• The problem: Print exactly what lies from the line with "Convert this chart" down to the line with "YAxis, CartesianGrid, Legend", counting both of those lines, but not the pictures.

(begin)

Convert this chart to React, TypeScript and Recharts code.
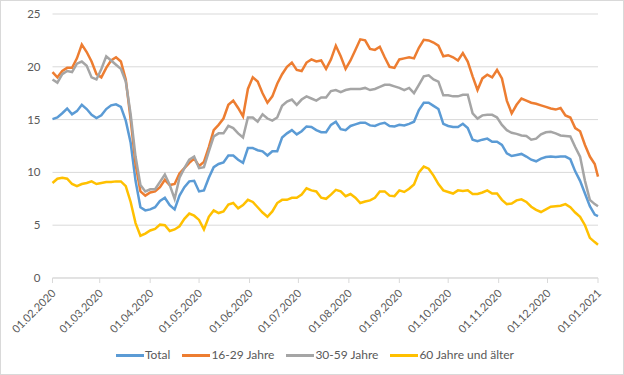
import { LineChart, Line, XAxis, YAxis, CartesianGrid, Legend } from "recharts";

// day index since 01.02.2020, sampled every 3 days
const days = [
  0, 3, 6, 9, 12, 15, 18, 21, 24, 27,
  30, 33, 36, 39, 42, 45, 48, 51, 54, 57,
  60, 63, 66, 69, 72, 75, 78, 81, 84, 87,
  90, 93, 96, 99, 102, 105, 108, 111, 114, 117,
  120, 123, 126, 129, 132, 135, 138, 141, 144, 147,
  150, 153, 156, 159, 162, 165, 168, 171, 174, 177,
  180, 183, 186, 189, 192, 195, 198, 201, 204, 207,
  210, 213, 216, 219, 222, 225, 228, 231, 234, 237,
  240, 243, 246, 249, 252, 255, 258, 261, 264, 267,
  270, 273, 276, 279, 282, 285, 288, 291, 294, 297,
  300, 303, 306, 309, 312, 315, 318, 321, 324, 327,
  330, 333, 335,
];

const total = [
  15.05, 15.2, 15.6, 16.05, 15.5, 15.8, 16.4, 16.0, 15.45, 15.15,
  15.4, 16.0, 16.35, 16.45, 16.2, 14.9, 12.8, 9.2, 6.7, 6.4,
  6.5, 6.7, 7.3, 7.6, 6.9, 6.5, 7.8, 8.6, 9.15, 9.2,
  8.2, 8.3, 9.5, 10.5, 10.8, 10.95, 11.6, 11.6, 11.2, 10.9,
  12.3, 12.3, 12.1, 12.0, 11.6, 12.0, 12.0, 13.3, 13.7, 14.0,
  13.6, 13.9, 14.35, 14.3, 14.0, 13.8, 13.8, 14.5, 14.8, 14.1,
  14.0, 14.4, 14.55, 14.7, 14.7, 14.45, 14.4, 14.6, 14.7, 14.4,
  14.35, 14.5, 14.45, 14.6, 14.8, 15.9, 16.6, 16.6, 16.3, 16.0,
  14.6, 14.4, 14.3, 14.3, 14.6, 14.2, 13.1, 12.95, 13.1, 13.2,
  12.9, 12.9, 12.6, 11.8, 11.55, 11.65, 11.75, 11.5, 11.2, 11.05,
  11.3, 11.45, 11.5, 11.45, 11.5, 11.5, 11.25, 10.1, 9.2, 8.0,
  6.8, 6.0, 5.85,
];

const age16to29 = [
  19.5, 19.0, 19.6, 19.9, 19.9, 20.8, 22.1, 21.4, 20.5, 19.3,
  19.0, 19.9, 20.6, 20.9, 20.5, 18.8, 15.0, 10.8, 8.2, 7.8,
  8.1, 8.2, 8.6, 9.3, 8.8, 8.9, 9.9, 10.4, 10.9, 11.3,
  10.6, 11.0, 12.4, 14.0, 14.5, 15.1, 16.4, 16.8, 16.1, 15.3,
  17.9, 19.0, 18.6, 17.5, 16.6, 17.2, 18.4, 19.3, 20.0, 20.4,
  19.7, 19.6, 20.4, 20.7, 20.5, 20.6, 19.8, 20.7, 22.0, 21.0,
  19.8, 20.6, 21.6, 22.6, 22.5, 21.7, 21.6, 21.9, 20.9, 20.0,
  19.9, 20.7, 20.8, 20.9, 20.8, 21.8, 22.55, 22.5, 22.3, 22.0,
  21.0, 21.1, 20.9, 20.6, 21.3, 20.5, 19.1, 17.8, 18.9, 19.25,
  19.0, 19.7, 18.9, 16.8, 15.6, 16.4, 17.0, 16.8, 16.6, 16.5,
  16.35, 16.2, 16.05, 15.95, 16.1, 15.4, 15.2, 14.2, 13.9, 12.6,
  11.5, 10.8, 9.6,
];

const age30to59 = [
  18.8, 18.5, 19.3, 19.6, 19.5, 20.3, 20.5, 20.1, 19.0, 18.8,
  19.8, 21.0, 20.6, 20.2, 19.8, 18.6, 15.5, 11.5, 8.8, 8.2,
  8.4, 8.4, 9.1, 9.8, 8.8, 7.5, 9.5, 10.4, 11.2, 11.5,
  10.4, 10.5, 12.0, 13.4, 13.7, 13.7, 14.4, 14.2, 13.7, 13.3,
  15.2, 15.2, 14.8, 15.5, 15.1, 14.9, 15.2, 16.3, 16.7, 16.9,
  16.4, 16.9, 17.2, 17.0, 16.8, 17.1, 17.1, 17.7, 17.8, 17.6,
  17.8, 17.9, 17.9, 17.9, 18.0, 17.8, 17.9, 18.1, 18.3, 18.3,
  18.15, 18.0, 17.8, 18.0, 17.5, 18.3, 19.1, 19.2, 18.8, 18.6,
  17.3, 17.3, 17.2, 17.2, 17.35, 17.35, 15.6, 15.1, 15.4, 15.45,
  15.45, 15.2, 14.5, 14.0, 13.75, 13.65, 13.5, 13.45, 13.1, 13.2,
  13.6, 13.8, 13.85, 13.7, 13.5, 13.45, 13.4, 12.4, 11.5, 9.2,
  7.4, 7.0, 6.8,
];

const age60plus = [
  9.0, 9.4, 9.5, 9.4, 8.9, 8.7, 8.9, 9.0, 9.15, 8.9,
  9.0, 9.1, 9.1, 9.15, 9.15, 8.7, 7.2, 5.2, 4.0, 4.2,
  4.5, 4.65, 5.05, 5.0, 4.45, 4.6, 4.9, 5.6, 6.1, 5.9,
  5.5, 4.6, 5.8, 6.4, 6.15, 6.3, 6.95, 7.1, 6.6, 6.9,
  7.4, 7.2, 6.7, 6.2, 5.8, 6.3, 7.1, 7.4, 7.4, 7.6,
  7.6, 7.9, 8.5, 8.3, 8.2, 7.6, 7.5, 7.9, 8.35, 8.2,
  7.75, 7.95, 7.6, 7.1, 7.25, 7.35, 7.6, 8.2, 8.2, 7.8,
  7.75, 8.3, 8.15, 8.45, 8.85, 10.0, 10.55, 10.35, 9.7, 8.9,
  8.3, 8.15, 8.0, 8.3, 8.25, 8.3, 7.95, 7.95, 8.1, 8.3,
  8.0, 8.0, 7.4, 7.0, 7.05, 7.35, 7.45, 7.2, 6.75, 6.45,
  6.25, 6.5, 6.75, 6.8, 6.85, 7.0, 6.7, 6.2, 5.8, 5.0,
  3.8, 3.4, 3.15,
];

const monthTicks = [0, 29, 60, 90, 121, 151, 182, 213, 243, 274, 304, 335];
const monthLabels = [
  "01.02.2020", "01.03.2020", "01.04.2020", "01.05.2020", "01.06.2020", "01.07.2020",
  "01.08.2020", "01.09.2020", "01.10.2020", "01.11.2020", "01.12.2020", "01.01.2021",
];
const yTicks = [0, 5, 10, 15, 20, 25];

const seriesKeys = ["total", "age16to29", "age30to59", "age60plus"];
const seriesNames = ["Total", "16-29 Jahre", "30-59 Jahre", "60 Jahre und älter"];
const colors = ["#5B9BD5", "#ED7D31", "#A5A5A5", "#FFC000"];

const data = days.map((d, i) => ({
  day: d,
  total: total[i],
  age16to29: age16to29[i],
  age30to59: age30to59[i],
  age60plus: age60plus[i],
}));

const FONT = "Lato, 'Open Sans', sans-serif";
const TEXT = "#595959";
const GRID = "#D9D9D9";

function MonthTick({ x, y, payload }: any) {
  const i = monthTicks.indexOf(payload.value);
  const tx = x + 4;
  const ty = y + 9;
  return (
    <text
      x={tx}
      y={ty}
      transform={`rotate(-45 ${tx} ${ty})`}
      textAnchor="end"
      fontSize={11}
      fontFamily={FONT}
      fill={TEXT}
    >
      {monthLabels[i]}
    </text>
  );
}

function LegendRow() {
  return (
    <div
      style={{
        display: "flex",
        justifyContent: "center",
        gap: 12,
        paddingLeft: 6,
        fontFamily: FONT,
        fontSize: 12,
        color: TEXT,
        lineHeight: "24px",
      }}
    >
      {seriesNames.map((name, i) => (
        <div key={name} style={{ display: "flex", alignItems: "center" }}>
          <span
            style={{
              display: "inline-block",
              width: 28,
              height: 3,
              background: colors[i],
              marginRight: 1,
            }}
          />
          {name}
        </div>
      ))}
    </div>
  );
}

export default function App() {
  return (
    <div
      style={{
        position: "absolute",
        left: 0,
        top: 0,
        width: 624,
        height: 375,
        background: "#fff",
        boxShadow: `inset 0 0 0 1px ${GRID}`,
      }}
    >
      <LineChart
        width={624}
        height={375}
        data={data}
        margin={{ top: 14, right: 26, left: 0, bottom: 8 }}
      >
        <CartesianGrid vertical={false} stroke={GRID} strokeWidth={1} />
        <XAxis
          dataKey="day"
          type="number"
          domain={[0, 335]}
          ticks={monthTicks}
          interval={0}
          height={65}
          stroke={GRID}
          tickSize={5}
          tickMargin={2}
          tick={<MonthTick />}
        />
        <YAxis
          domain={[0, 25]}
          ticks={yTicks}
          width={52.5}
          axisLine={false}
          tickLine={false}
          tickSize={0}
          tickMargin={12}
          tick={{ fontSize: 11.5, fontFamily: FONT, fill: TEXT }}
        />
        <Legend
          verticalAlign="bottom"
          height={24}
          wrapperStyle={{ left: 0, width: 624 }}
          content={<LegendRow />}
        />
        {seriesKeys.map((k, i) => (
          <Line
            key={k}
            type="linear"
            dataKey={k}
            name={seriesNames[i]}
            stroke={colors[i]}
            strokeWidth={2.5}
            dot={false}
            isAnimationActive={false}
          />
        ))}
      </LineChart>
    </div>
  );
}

(end)
(begin)

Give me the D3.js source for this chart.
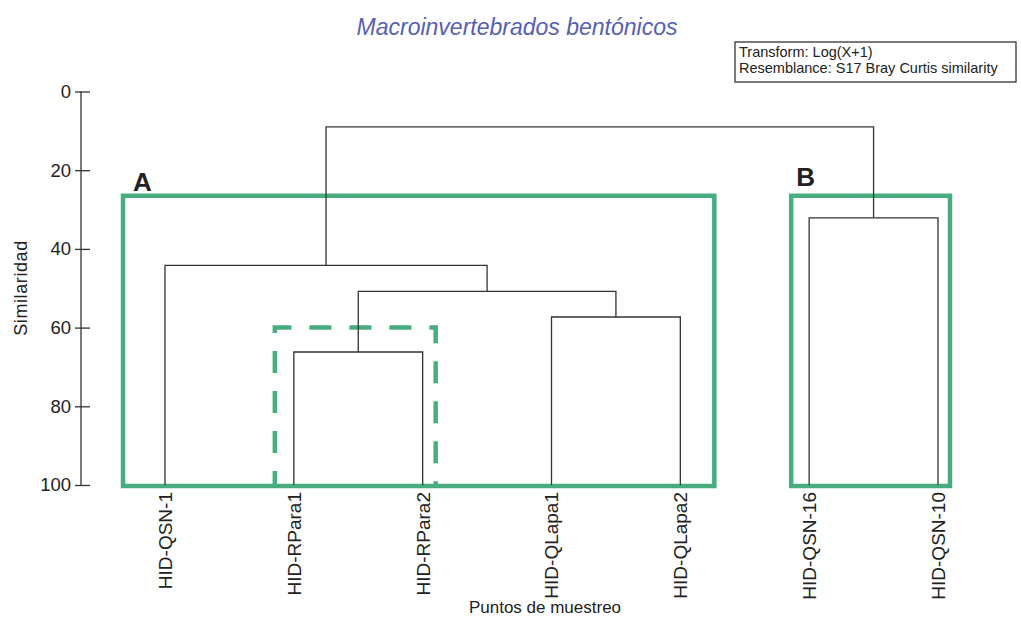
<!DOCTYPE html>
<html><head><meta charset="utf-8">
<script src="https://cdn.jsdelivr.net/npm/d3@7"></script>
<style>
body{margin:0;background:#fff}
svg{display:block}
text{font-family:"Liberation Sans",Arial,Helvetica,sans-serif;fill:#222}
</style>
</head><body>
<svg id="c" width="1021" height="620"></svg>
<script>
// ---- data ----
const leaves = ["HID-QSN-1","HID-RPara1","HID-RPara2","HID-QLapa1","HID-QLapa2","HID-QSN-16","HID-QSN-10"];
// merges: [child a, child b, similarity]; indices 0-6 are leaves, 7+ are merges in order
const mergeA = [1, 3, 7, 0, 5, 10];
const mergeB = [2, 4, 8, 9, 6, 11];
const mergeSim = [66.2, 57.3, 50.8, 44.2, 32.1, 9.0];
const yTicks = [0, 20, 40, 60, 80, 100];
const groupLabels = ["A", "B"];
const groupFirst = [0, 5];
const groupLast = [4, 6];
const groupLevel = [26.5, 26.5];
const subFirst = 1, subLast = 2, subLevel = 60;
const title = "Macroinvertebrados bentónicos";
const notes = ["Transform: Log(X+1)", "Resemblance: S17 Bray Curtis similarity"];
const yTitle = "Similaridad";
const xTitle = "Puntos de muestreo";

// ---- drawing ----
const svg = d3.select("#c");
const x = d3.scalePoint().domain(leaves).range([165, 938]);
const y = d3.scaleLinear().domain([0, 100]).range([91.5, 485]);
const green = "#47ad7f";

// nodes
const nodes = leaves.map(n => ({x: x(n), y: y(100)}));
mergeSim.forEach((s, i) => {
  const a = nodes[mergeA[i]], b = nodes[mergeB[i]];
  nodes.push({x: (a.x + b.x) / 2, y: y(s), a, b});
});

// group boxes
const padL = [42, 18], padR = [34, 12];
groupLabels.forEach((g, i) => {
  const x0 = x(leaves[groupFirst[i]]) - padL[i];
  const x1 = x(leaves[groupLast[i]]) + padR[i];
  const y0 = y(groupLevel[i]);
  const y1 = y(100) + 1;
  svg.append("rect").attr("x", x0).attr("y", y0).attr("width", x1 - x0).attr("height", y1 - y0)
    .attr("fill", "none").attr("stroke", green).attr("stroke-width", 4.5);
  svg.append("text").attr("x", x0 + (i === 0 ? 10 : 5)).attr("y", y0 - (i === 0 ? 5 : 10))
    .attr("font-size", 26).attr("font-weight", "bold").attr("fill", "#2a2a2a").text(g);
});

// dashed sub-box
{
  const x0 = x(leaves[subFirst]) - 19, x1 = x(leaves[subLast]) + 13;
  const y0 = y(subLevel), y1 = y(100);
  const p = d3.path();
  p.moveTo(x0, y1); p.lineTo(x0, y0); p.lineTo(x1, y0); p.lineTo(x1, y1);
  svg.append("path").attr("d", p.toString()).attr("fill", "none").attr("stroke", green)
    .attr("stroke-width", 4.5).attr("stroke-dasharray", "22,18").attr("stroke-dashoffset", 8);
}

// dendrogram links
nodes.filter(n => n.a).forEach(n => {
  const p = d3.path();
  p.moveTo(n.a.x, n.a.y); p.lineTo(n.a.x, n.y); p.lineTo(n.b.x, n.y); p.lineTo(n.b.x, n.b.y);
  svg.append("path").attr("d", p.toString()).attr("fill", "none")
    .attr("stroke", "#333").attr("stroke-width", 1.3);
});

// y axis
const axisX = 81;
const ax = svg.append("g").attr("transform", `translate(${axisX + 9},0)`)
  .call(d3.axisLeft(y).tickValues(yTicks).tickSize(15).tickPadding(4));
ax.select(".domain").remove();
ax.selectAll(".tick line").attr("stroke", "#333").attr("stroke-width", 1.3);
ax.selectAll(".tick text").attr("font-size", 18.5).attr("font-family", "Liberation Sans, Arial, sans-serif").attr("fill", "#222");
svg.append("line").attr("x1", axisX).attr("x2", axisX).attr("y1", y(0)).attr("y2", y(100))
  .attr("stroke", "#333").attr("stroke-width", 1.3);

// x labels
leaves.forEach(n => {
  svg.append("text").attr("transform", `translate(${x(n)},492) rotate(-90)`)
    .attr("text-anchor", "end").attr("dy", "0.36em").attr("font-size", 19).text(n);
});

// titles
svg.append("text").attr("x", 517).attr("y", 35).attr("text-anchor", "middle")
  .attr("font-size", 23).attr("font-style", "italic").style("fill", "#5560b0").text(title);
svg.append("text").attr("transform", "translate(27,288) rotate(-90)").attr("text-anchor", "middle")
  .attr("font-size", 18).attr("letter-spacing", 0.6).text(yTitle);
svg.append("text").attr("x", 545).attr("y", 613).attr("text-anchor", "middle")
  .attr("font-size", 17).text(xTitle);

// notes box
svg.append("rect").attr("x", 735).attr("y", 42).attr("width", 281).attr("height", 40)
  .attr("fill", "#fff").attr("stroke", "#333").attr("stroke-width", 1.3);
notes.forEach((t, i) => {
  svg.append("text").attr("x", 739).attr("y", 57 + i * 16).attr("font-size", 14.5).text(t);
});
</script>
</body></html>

(end)
(begin)

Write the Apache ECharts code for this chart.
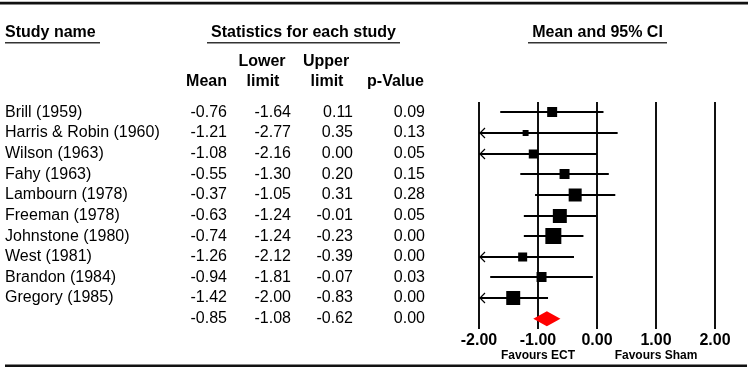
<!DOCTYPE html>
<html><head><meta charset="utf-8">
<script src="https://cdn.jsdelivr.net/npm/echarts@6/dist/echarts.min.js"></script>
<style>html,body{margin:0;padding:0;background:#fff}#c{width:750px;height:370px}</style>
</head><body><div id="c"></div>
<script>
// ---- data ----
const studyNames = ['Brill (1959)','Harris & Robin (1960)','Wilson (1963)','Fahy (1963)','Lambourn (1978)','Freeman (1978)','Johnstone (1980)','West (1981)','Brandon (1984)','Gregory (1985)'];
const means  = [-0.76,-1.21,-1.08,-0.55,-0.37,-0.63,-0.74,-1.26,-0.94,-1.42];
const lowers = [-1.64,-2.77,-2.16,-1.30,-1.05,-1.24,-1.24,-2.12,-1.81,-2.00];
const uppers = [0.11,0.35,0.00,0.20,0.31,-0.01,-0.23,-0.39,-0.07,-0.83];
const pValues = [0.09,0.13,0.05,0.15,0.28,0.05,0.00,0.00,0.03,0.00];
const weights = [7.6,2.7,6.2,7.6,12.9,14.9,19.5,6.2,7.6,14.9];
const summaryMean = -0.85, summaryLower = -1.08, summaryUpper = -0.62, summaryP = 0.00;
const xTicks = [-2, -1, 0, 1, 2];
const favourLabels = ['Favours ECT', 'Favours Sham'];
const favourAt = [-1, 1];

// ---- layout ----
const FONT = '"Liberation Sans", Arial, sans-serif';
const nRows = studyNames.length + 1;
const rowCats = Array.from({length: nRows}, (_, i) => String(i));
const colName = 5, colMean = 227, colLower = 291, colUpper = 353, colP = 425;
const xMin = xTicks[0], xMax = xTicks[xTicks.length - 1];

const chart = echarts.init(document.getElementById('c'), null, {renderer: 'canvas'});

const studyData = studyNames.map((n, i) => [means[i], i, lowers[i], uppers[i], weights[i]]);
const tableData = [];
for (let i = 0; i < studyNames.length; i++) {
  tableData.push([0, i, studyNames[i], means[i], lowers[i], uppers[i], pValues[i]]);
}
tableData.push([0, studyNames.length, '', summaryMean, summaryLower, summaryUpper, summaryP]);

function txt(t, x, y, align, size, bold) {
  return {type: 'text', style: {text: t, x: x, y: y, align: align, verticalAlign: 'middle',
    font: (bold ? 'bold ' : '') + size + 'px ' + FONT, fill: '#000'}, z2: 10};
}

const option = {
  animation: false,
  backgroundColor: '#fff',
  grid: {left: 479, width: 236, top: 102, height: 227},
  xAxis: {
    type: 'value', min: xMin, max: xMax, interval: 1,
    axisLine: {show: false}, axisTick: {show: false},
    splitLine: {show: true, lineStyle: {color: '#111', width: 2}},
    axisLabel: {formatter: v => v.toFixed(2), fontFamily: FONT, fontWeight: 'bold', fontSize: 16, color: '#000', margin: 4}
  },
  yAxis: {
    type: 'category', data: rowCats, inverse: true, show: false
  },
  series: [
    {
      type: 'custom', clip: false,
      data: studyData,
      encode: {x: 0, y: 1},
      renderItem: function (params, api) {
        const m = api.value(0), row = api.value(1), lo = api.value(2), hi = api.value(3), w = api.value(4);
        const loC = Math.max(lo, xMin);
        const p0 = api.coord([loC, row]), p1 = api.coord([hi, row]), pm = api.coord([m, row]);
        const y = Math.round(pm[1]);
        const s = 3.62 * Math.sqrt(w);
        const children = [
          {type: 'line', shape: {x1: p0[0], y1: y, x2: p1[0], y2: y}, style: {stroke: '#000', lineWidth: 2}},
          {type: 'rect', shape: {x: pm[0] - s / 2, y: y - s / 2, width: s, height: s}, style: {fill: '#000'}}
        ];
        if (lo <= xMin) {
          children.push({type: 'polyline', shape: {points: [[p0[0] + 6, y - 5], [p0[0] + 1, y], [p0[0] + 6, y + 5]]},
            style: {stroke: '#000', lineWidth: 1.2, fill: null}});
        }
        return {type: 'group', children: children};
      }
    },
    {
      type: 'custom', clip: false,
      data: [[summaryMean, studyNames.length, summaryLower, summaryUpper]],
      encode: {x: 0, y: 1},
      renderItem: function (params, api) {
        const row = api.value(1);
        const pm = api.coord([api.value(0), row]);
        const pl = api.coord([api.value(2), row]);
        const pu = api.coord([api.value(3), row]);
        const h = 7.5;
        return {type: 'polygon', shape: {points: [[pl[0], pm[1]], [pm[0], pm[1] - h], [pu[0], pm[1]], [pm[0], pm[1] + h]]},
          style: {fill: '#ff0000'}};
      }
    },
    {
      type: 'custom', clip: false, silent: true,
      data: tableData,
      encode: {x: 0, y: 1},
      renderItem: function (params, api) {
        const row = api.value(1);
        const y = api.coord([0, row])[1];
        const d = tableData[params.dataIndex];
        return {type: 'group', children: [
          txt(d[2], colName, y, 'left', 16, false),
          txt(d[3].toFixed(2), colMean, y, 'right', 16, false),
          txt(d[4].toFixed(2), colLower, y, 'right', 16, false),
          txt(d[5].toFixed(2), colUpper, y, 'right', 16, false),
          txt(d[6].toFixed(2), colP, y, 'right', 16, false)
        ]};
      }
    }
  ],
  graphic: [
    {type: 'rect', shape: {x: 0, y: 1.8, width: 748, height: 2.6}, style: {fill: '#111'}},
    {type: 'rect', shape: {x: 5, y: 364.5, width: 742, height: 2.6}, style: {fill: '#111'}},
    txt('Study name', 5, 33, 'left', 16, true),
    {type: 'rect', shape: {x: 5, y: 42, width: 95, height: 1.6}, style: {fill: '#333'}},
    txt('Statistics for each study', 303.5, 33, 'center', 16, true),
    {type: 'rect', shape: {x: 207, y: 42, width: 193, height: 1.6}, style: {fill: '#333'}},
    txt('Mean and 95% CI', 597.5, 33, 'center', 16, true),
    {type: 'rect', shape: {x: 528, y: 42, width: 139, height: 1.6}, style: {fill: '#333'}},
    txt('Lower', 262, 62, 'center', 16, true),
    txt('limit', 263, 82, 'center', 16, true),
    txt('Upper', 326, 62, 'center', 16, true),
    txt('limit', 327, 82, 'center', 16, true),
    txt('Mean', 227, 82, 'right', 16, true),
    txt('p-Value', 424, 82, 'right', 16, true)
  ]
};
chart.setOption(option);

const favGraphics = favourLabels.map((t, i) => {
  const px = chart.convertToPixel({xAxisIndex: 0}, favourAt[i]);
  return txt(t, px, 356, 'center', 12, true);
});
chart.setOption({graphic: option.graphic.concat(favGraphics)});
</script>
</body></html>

(end)

• Answer below:
Convert this chart to React, TypeScript and Recharts code.
import { LineChart, Line, XAxis, YAxis, CartesianGrid, Legend } from "recharts";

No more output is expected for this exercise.